Le programme que je fais ici est différent des autres représentations à l'étranger ou en Suisse. En général j'ai un programme « beau
temps » qui dure 12 minutes avec 15 à 17 figures et j'ai un programme «mauvais temps » qui dure 8 minutes et est une présentation basse
altitude à cause des nuages. Maintenant ici à Axalp, à cause de la proximité des montagnes et de l'altitude à laquelle se fait la démonstration,
je dois adapter les
figures aux performances qui divergent en altitude et surtout aux obstacles.
En effet, le Capitaine Knittel fait évoluer le Hornet de manière audacieuse dans la vallée puis face au flanc de montagne. Toutes les possibilités
du F/A-18 sont montrées au public, du passage rapide à la limite de la vitesse du son au tonneau barriqué train sorti, passage cabré lent,
manœuvrabilité à l'extrême dans les plan verticaux et horizontaux. Enfin tout y passe et cela avec le relief parfois très proche; une fois
de plus la magie du lieu opère et le spectateur reste médusé par le spectacle.

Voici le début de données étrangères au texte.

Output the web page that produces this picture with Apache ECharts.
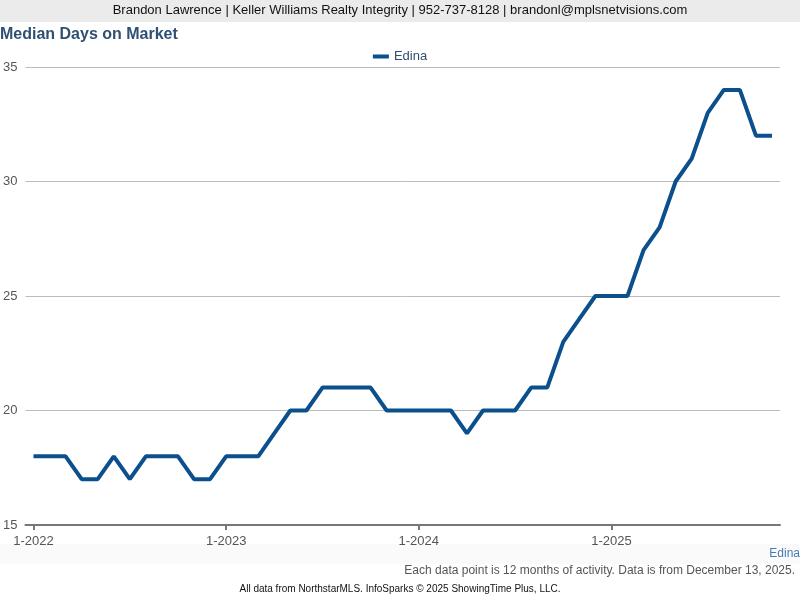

Par habitude la conclusion du show revient à la patrouille
suisse, les six Northrop F-5 E blanc et rouge
nous gratifient du programme complet en jouant avec le relief et la vallée en contrebas vers la ville de Brienz. C'est encore une fois du grand
art, voir évoluer ces avions de chasse, en formation à six, aussi près du relief escarpé là haut à plus de 2000 mètres d'altitude, au dessus
de la vallée encore dans le brouillard est un spectacle vraiment unique au monde.
Finalement la Suisse n'est pas si loin de la Belgique et même si l'organisation cette année n'a pas toujours été à la hauteur (un peu chaotique et
couteuse par l'utilisation obligatoire des bus pour atteindre Axalp), le déplacement est plus que recommandé pour tout les amoureux de
spectacle aérien.
Pour infos l'année prochaine l'exercice est prévu les 12 et 13 octobre 2011.